I see a team that not only is unlikely to beat the Big Ten’s best, but that is capable of beating itself when playing Mid-American Conference foes.

And although Lovie has done a good job attracting some difference-making transfers from major programs, recruiting is still lacking.

I can see where next season, with many players reaching their senior season, Illinois could have a very competitive roster. And I could get excited about that if I thought part of the optimism was anchored in the coaching edge that Lovie Smith would bring with his crafty, well-disciplined defense.

But it’s disappointing to feel that Illinois has no coaching edge whatsoever, except for offensive coordinator Rod Smith, who I view as the brightest person on the Illini staff.

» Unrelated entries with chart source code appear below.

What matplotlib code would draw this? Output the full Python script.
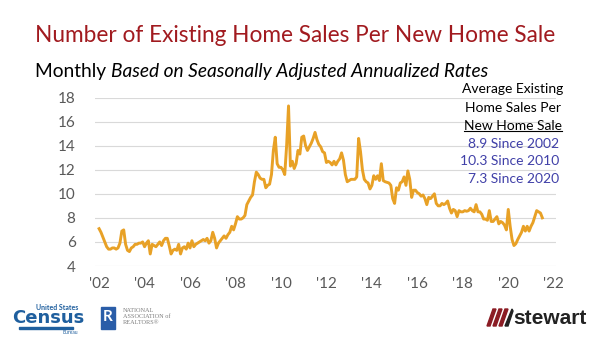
import numpy as np
import matplotlib.pyplot as plt
from matplotlib.patches import Rectangle, Polygon

# ratio of existing home sales to new home sales, monthly from Jan 2002
ratio_2002 = [7.1, 6.8, 6.4, 6.0, 5.6, 5.4, 5.4, 5.5, 5.5, 5.4, 5.5, 5.9]
ratio_2003 = [6.9, 7.0, 5.8, 5.3, 5.2, 5.5, 5.6, 5.8, 5.8, 5.9, 5.9, 6.0]
ratio_2004 = [5.6, 5.9, 6.1, 5.0, 5.8, 5.7, 5.6, 5.8, 6.0, 5.7, 6.1, 6.3]
ratio_2005 = [6.3, 5.7, 5.0, 5.3, 5.4, 5.3, 5.8, 5.0, 5.5, 5.6, 5.4, 5.9]
ratio_2006 = [5.5, 6.1, 5.6, 5.8, 5.9, 6.0, 6.1, 6.2, 6.1, 6.3, 5.9, 6.1]
ratio_2007 = [6.8, 6.3, 5.5, 5.9, 6.1, 6.3, 6.5, 6.3, 6.6, 6.8, 7.3, 7.0]
ratio_2008 = [7.5, 8.1, 7.9, 7.9, 8.0, 8.2, 9.1, 9.4, 9.7, 9.9, 11.0, 11.8]
ratio_2009 = [11.6, 11.3, 11.2, 11.2, 10.5, 10.7, 10.8, 11.6, 13.6, 14.7, 12.5, 12.2]
ratio_2010 = [12.2, 12.0, 11.6, 14.0, 17.3, 12.3, 12.7, 12.1, 12.5, 13.6, 13.3, 14.7]
ratio_2011 = [14.8, 14.0, 13.6, 13.9, 14.2, 14.6, 15.1, 14.5, 14.1, 13.9, 13.5, 13.4]
ratio_2012 = [12.6, 12.7, 12.6, 12.4, 12.7, 12.4, 12.7, 12.9, 13.4, 12.8, 11.6, 11.0]
ratio_2013 = [11.1, 11.2, 11.2, 11.2, 11.4, 14.6, 13.5, 12.0, 11.2, 11.0, 10.9, 10.4]
ratio_2014 = [10.7, 11.5, 11.2, 11.5, 11.1, 12.5, 11.1, 11.0, 10.95, 10.9, 10.7, 9.6]
ratio_2015 = [9.2, 10.5, 10.3, 10.9, 11.0, 11.4, 10.7, 11.9, 11.2, 9.7, 10.3, 10.3]
ratio_2016 = [10.1, 10.0, 9.8, 9.9, 9.6, 9.1, 9.7, 9.6, 9.8, 10.0, 9.2, 9.0]
ratio_2017 = [9.0, 9.2, 9.1, 9.2, 9.4, 8.8, 8.4, 8.7, 8.6, 8.1, 8.6, 8.5]
ratio_2018 = [8.5, 8.6, 8.55, 8.6, 8.8, 8.6, 8.5, 9.1, 8.5, 8.5, 8.3, 7.9]
ratio_2019 = [7.9, 7.8, 8.6, 7.7, 7.7, 7.9, 8.1, 7.5, 7.7, 7.6, 7.4, 7.0]
ratio_2020 = [8.7, 7.3, 6.2, 5.7, 5.85, 6.2, 6.5, 6.8, 7.3, 6.9, 7.3, 6.9]
ratio_2021 = [7.3, 7.6, 8.1, 8.6, 8.5, 8.4, 8.0]

ratio = (ratio_2002 + ratio_2003 + ratio_2004 + ratio_2005 + ratio_2006 + ratio_2007
         + ratio_2008 + ratio_2009 + ratio_2010 + ratio_2011 + ratio_2012 + ratio_2013
         + ratio_2014 + ratio_2015 + ratio_2016 + ratio_2017 + ratio_2018 + ratio_2019
         + ratio_2020 + ratio_2021)
months = 2002 + np.arange(len(ratio)) / 12.0

tick_years = [2002, 2004, 2006, 2008, 2010, 2012, 2014, 2016, 2018, 2020, 2022]
tick_labels = ["'02", "'04", "'06", "'08", "'10", "'12", "'14", "'16", "'18", "'20", "'22"]
y_ticks = [4, 6, 8, 10, 12, 14, 16, 18]

avg_labels = ["8.9 Since 2002", "10.3 Since 2010", "7.3 Since 2020"]

FONT = ['Lato', 'DejaVu Sans']
plt.rcParams['font.family'] = FONT

W, H = 600, 338
fig = plt.figure(figsize=(W / 100, H / 100), dpi=100)
fig.patch.set_facecolor('white')

def px(x, y):
    return x / W, 1 - y / H

# title block
fig.text(*px(35, 36), "Number of Existing Home Sales Per New Home Sale",
         color='#A11A1F', fontsize=16.3, va='center', ha='left')
t = fig.text(*px(35, 72), "Monthly ", color='black', fontsize=13.8, va='center', ha='left')
fig.canvas.draw()
bb = t.get_window_extent()
fig.text(bb.x1 / W, 1 - 72 / H, "Based on Seasonally Adjusted Annualized Rates",
         color='black', fontsize=13.8, style='italic', va='center', ha='left')

# main chart
ax = fig.add_axes([95 / W, 72 / H, (556 - 95) / W, (266 - 97.5) / H])
ax.plot(months, ratio, color='#E8A126', linewidth=2.1, solid_joinstyle='round')
ax.set_xlim(2001.82, 2022.1)
ax.set_ylim(4, 18)
ax.set_yticks(y_ticks)
ax.set_xticks(tick_years)
ax.set_xticklabels(tick_labels)
ax.grid(axis='y', color='#D9D9D9', linewidth=0.8)
ax.set_axisbelow(True)
for s in ax.spines.values():
    s.set_visible(False)
ax.tick_params(length=0, labelsize=11, labelcolor='#595959')
ax.tick_params(axis='y', pad=14)
ax.tick_params(axis='x', pad=8)

# averages box
fig.text(*px(513, 89), "Average Existing", fontsize=10, ha='center', va='center')
fig.text(*px(513, 108), "Home Sales Per", fontsize=10, ha='center', va='center')
u = fig.text(*px(513, 126), "New Home Sale", fontsize=10, ha='center', va='center')
fig.canvas.draw()
ub = u.get_window_extent()
fig.add_artist(plt.Line2D([ub.x0 / W, ub.x1 / W], [ub.y0 / H + 0.004] * 2,
                          color='black', linewidth=0.8))
for i, lab in enumerate(avg_labels):
    fig.text(*px(559, 144 + 17.5 * i), lab, fontsize=10, color='#4040A8',
             ha='right', va='center')

# source marks along the bottom
census_blue = '#1F5F9E'
fig.text(*px(78, 307), "United States", fontsize=5, color=census_blue,
         weight='bold', ha='right', va='center')
fig.text(*px(48, 318), "Census", fontsize=13, color=census_blue, weight='bold',
         ha='center', va='center', family=['Liberation Sans Narrow', 'DejaVu Sans'])
fig.add_artist(Rectangle(px(19, 329), 54 / W, 2 / H, color=census_blue))
fig.text(*px(78, 332), "Bureau", fontsize=3.5, color=census_blue, ha='right', va='center')

fig.add_artist(Rectangle(px(101, 329), 14 / W, 22 / H, color='#2A5DA8'))
fig.text(*px(108, 317), "R", fontsize=11, color='white', weight='bold',
         ha='center', va='center')
nar_lines = ["NATIONAL", "ASSOCIATION of", "REALTORS\u00ae"]
for i, lab in enumerate(nar_lines):
    fig.text(*px(123, 310 + 6 * i), lab, fontsize=4.5, color='#7F7F7F',
             ha='left', va='center', family=['Liberation Serif', 'DejaVu Serif'])

for k in range(3):
    x0 = 487 + k * 6
    fig.add_artist(Polygon([px(x0, 326), px(x0 + 3, 326), px(x0 + 9, 309), px(x0 + 6, 309)],
                           closed=True, color='#8B1C24'))
fig.add_artist(Polygon([px(505, 326), px(508, 326), px(513, 311), px(512, 309)],
                       closed=True, color='#222222'))
fig.text(*px(513, 319), "stewart", fontsize=15, color='#222222', weight='bold',
         ha='left', va='center', family=['Liberation Sans', 'DejaVu Sans'])

fig.savefig('out.png', dpi=100, facecolor='white')
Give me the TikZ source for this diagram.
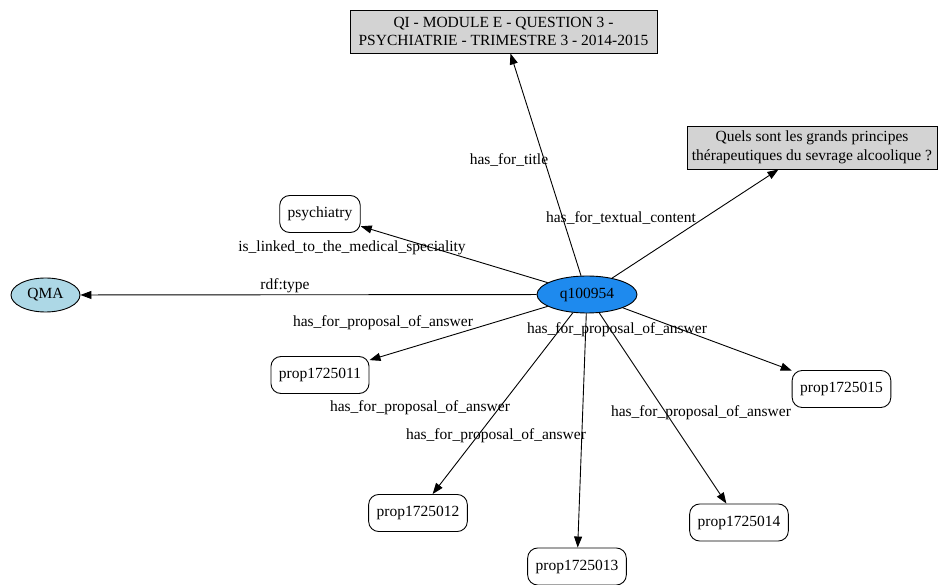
\documentclass[tikz,border=0pt]{standalone}
\usepackage{fontspec}
\setmainfont{Liberation Serif}
\usetikzlibrary{arrows.meta,shapes.geometric}
\definecolor{boxgray}{HTML}{D3D3D3}
\definecolor{qmablue}{HTML}{ADD8E6}
\definecolor{qblue}{HTML}{1E8AEE}
\tikzset{
  every node/.style={font=\fontsize{15.5pt}{18.6pt}\selectfont, text=black},
  litbox/.style={draw, line width=0.9pt, fill=boxgray, rectangle, align=center, inner sep=0pt},
  resbox/.style={draw, line width=0.9pt, rounded corners=10pt, rectangle, minimum height=37pt, inner xsep=8pt, inner ysep=0pt},
  classell/.style={draw, line width=0.9pt, ellipse, fill=qmablue, minimum width=69pt, minimum height=34pt, inner sep=0pt},
  mainell/.style={draw, line width=0.9pt, ellipse, fill=qblue, minimum width=100pt, minimum height=37pt, inner sep=0pt},
  rel/.style={draw, line width=0.9pt, -{Triangle[length=11pt,width=8pt]}},
  lbl/.style={inner sep=0pt}
}
\begin{document}
\begin{tikzpicture}[x=1pt,y=-1pt]
\useasboundingbox (0,0) rectangle (938,585);
% nodes
\node[mainell] (q) at (587,294.5) {q100954};
\node[litbox, minimum width=307pt, minimum height=43pt] (title) at (503.5,31.5) {QI - MODULE E - QUESTION 3 -\\ PSYCHIATRIE - TRIMESTRE 3 - 2014-2015};
\node[litbox, minimum width=250pt, minimum height=43pt] (text) at (812,147.5) {Quels sont les grands principes\\ thérapeutiques du sevrage alcoolique ?};
\node[resbox] (psy) at (320,214) {psychiatry};
\node[classell] (qma) at (45.5,295) {QMA};
\node[resbox] (p11) at (320,375) {prop1725011};
\node[resbox] (p15) at (841.5,389) {prop1725015};
\node[resbox] (p12) at (418,513) {prop1725012};
\node[resbox] (p13) at (577,566.5) {prop1725013};
\node[resbox] (p14) at (739,522.5) {prop1725014};
% edges
\draw[rel] (q) -- (title);
\draw[rel] (q) -- (text);
\draw[rel] (q) -- (psy);
\draw[rel] (q) -- (qma);
\draw[rel] (q) -- (p11);
\draw[rel] (q) -- (p15);
\draw[rel] (q) -- (p12);
\draw[rel] (q) -- (p13);
\draw[rel] (q) -- (p14);
% labels
\node[lbl] (l1) at (509,160) {has\_for\_title};
\node[lbl] (l2) at (621,218) {has\_for\_textual\_content};
\node[lbl] (l3) at (352,248) {is\_linked\_to\_the\_medical\_speciality};
\node[lbl] (l4) at (285,286) {rdf:type};
\node[lbl] (l5) at (383,323) {has\_for\_proposal\_of\_answer};
\node[lbl] (l6) at (617,330) {has\_for\_proposal\_of\_answer};
\node[lbl] (l7) at (420,408) {has\_for\_proposal\_of\_answer};
\node[lbl] (l8) at (496,436) {has\_for\_proposal\_of\_answer};
\node[lbl] (l9) at (701,413) {has\_for\_proposal\_of\_answer};
\end{tikzpicture}
\end{document}
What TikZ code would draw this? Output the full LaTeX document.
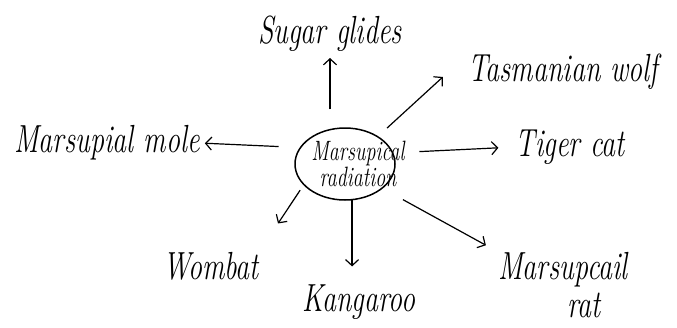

Lovie runs this program with a fatherly hand, and that’s a good thing. But I wish he ran it with the hand of a master teacher and game-planner.

I attended the Eastern Michigan game as a fan, sitting in the east stands and enjoying one of the most beautiful September days one could ask for. It was a promising start, with the Illini offense zooming around the field. But in the second and third quarters, the mistakes piled up and Illinois fell behind by two touchdowns.

Miraculously, Illinois rallied to tie the game, but there was enough time for Eastern Michigan to shred the Illini defense and kick a short game-winning field goal.

Were fans disappointed? Yes. But not in an outraged way. I heard more than one fan say this is simply what Illinois football is: One step forward, the promise of more, followed by two painful steps back. This disappointment thing has become woven into the very fabric of Illini football.

There is a point each fall where some of us crack wise and say, “I’m ready for basketball to begin,” and there’s a temptation to do that now.

But the truth is, I’m ready for football to begin. Trouble is, four years into Lovie’s regime and it still doesn’t feel like football isn’t ready for those of us who would like to believe.